■ **Extracted material**
==*==
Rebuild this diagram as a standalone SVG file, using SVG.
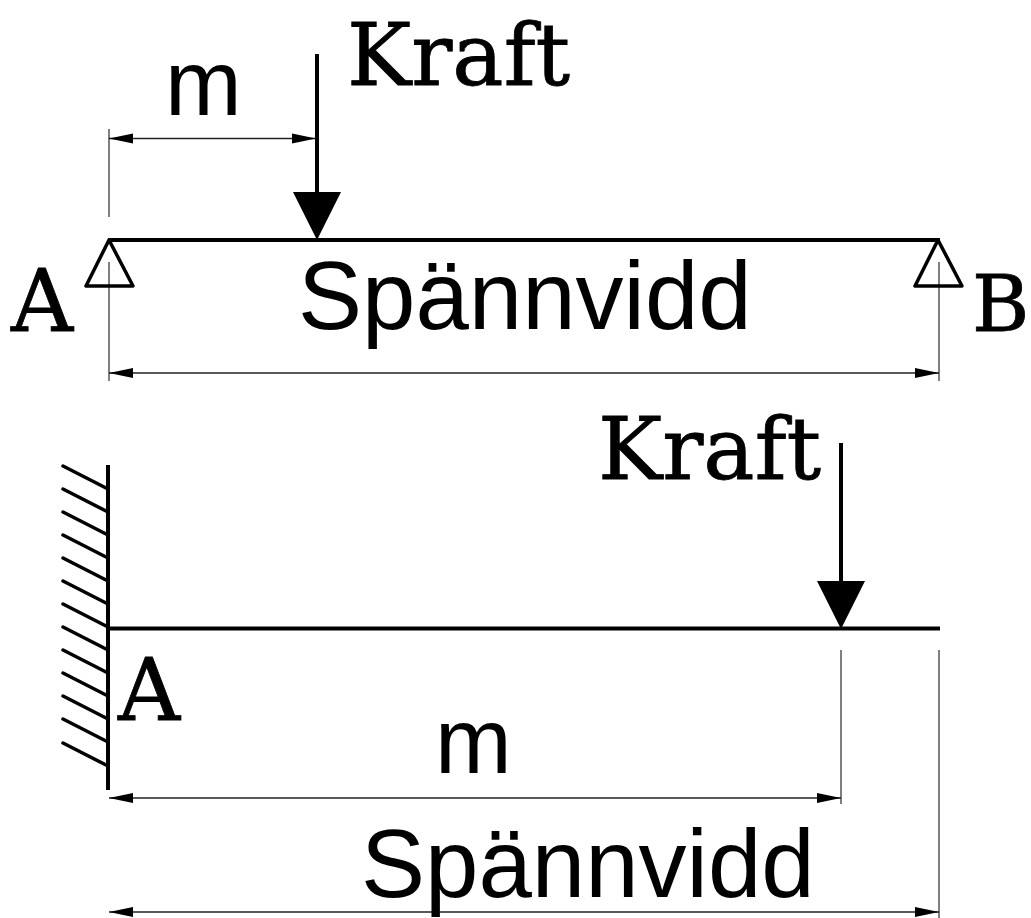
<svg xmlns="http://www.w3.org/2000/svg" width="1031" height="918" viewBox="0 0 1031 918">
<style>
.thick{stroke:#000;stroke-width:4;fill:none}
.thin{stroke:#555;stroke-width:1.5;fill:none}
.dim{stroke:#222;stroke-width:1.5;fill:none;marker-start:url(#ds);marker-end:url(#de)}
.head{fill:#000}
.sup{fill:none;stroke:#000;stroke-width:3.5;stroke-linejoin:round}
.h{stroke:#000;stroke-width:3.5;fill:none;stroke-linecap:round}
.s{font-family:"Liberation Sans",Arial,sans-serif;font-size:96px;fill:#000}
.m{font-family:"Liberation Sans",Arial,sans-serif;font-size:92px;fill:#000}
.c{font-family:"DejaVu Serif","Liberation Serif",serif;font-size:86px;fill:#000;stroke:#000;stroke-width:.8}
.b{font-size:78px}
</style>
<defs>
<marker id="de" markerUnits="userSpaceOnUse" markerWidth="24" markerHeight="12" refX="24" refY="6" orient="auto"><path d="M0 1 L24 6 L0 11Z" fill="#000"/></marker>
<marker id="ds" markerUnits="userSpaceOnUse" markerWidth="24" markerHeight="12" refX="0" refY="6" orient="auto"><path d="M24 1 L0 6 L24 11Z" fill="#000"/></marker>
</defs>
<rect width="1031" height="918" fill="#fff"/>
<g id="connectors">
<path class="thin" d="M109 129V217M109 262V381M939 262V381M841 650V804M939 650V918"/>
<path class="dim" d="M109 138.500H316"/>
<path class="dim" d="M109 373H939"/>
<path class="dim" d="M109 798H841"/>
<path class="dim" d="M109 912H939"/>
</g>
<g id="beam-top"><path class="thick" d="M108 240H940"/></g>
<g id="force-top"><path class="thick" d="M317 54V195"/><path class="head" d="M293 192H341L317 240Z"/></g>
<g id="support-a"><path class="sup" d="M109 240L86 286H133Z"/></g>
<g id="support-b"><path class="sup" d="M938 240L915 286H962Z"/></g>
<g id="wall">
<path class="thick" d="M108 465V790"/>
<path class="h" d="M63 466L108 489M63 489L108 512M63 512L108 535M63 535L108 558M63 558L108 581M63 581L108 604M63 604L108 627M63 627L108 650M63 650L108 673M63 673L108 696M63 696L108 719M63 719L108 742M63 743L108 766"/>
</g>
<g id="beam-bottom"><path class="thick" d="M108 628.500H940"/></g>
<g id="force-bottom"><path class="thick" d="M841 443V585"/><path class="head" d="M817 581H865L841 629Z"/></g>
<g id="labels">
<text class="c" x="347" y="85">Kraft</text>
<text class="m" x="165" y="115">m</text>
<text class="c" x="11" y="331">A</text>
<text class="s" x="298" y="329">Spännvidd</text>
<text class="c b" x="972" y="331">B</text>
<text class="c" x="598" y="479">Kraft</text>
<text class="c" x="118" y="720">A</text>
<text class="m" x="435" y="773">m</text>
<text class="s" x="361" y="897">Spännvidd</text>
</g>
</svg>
==*==
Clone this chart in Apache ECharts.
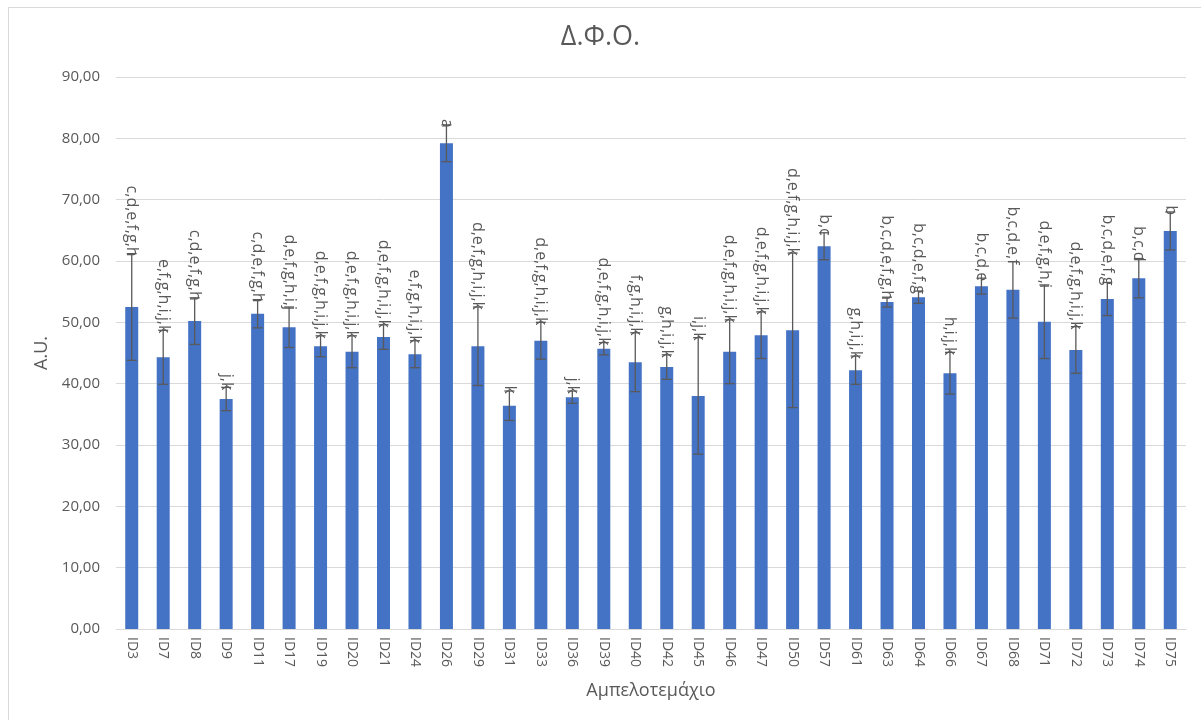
==*==
■ **Task to carry out**
Filter the listing above by the word "this"; copy each line that passes.

■ **Result**
Rebuild this diagram as a standalone SVG file, using SVG.
Clone this chart in Apache ECharts.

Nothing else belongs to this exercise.